— START EXERCISE DATA —

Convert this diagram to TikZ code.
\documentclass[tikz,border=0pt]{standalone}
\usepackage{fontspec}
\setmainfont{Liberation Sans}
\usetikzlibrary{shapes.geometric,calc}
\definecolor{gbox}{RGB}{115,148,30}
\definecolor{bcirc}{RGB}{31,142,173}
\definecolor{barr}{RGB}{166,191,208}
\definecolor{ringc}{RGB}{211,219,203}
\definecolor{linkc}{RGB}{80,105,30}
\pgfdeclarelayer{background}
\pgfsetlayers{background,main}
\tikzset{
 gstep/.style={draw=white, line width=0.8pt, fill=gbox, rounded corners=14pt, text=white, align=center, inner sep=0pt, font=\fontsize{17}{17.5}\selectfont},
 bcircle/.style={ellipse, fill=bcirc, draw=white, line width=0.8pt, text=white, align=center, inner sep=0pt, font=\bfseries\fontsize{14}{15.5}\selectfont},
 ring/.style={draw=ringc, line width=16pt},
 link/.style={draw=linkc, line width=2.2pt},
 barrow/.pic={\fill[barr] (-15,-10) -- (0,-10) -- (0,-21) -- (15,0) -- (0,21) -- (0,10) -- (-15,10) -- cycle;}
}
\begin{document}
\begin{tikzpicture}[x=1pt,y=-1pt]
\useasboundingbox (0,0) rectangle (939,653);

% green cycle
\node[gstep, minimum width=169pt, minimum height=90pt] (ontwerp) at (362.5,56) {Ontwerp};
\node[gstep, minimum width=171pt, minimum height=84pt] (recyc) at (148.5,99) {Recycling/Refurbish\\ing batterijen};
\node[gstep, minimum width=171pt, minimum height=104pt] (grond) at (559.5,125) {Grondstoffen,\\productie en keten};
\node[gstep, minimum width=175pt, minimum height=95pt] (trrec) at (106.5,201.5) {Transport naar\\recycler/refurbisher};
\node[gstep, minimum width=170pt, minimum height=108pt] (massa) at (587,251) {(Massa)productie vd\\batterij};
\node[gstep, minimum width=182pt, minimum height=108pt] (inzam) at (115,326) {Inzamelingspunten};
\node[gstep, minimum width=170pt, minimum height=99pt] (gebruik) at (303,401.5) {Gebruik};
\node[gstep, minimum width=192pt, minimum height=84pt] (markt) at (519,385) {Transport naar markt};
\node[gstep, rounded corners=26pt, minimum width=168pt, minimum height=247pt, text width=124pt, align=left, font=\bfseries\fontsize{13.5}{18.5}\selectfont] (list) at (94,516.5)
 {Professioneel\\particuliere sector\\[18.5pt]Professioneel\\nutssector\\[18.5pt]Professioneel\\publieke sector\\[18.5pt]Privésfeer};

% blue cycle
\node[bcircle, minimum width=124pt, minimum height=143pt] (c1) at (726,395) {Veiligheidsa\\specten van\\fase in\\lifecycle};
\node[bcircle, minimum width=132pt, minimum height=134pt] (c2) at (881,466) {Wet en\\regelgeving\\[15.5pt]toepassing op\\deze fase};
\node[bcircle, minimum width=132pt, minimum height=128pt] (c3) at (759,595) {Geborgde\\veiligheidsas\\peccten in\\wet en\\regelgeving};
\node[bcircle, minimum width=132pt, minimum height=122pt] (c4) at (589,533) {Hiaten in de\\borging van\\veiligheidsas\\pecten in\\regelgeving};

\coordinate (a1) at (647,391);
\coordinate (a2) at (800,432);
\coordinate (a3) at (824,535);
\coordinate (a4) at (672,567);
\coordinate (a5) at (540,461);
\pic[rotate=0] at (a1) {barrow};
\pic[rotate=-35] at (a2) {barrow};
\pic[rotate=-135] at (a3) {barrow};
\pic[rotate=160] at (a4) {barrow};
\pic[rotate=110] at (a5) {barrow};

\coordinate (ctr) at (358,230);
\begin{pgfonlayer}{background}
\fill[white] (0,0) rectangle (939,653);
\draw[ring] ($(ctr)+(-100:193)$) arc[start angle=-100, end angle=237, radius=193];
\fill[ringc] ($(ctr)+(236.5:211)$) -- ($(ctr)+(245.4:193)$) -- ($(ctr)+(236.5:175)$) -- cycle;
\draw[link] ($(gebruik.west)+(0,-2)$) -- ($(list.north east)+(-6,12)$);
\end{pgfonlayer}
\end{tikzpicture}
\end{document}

— END EXERCISE DATA —
— START EXERCISE DATA —

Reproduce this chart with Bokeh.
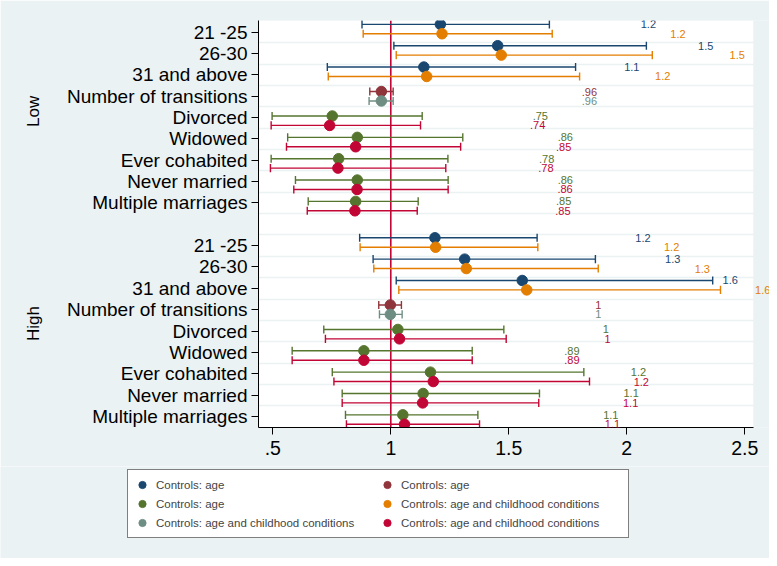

— END EXERCISE DATA —

■ **REQUEST**
Take every line above carrying "this" and return it.

■ **WRITTEN SOLUTION**
Convert this diagram to TikZ code.
Reproduce this chart with Bokeh.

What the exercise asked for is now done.